Set exercise = Starting at the first line of the listing below, repeat each line exactly until the line containing "y_ticks = [540, 560, 580, 600, 620, 640, 660, 680, 700]", which you include. Leave out pictures.

[begin Source material]

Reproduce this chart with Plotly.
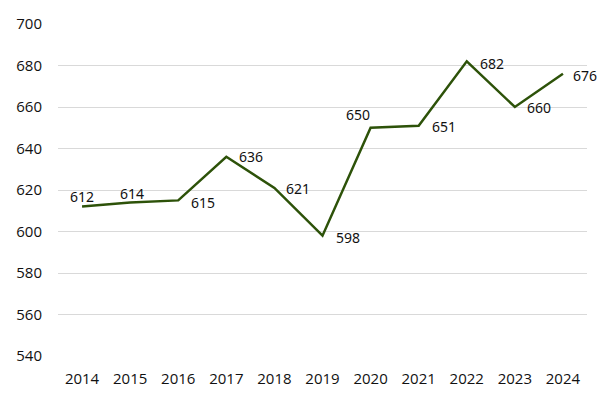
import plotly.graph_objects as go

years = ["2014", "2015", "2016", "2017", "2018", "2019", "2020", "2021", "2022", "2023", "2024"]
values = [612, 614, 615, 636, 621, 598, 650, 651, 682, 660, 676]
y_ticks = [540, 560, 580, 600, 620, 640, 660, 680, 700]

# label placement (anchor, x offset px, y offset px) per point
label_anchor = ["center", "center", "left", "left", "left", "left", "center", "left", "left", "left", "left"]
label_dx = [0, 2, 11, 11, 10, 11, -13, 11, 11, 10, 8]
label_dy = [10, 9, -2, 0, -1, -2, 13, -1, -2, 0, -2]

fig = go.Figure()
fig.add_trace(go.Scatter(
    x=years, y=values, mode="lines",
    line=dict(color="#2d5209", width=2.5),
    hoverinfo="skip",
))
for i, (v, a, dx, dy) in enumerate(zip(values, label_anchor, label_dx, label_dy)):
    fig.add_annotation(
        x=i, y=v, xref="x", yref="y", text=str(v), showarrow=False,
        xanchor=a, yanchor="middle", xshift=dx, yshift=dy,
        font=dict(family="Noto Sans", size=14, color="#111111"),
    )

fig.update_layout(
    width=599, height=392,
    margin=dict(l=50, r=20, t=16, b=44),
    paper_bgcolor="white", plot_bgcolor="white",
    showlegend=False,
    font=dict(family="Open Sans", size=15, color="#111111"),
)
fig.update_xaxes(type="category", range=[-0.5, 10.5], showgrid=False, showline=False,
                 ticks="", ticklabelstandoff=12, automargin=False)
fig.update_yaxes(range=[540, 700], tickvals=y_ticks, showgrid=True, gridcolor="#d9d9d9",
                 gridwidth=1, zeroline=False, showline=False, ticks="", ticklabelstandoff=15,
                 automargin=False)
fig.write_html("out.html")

[end Source material]

Task result =
Reproduce this chart with Plotly.
import plotly.graph_objects as go

years = ["2014", "2015", "2016", "2017", "2018", "2019", "2020", "2021", "2022", "2023", "2024"]
values = [612, 614, 615, 636, 621, 598, 650, 651, 682, 660, 676]
y_ticks = [540, 560, 580, 600, 620, 640, 660, 680, 700]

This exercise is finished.